OK… so the vocabulary was not strictly correct. Actually, it was not correct at all. But the breakthrough was that James now had a sense of ‘colourness’. And a new knowledge that colour itself can have its own name. So… a ball has a name – ‘ball’. And its colour also has a name, which is not ‘ball’, but which is, say, ‘red’ – as in ‘red ball’. And therefore he learned that ‘colourness’ is a concept that can co-exist with the names of things. For James, it was a short step from here to being able to learn the correct colour labels. And once red, yellow, purple and blue were mastered, the others were easy too.

Isn’t it interesting how language works?
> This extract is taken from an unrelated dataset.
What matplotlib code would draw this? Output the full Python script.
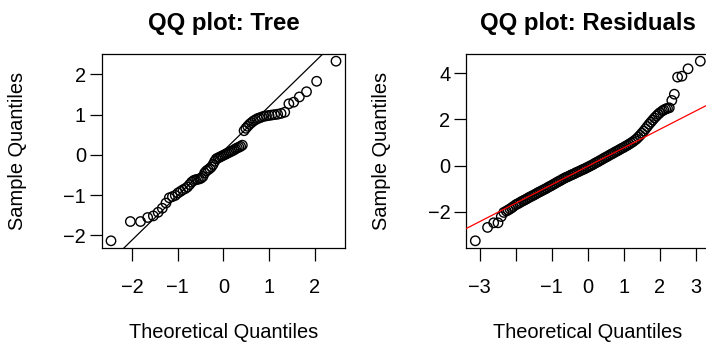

It is so complex and beautiful. We hardly stop to think about it. It is agreed in our language-communities that the words we use are symbols with particular and specific meanings. For the most part this is an unspoken (uh oh…pun) agreement and just ‘is’. But when we have experience that sits outside of these expectations we sense how complex language is; and how magnificently fluid are the processes by which we can convey meaning.

Meanings, like the natural dune-art of the desert, do shift, change & drift however – and sometimes even quite dramatically! And it is good that this is so: for, love as I do, the astounding wordcraft of William Shakespeare, if meanings & conventions had never altered, T.S. Eliot would never have brought us the wonder of his Wasteland, and then… we would not have wended a way from there through to the wonderful Wiggles!

I have found that the shifts and drifts of early vocabulary development are as inspiring as those bards, though for different reasons. They inspire my amazement of the process of learning language; they inspire my affection toward the little learner as he road-tests his new word-wheels; and they very often simply inspire a hearty laugh and shared moment of esteem-building and love-building delight with a little person and his family!

Thank you James. I still put Murray on my face. And I often think of you as I do.  🙂

Rosie x

 

PS: Note to parents: write these quirky episodes down as they happen – you don’t ever want to forget them – they’ll be entertaining your grandchildren in years to come.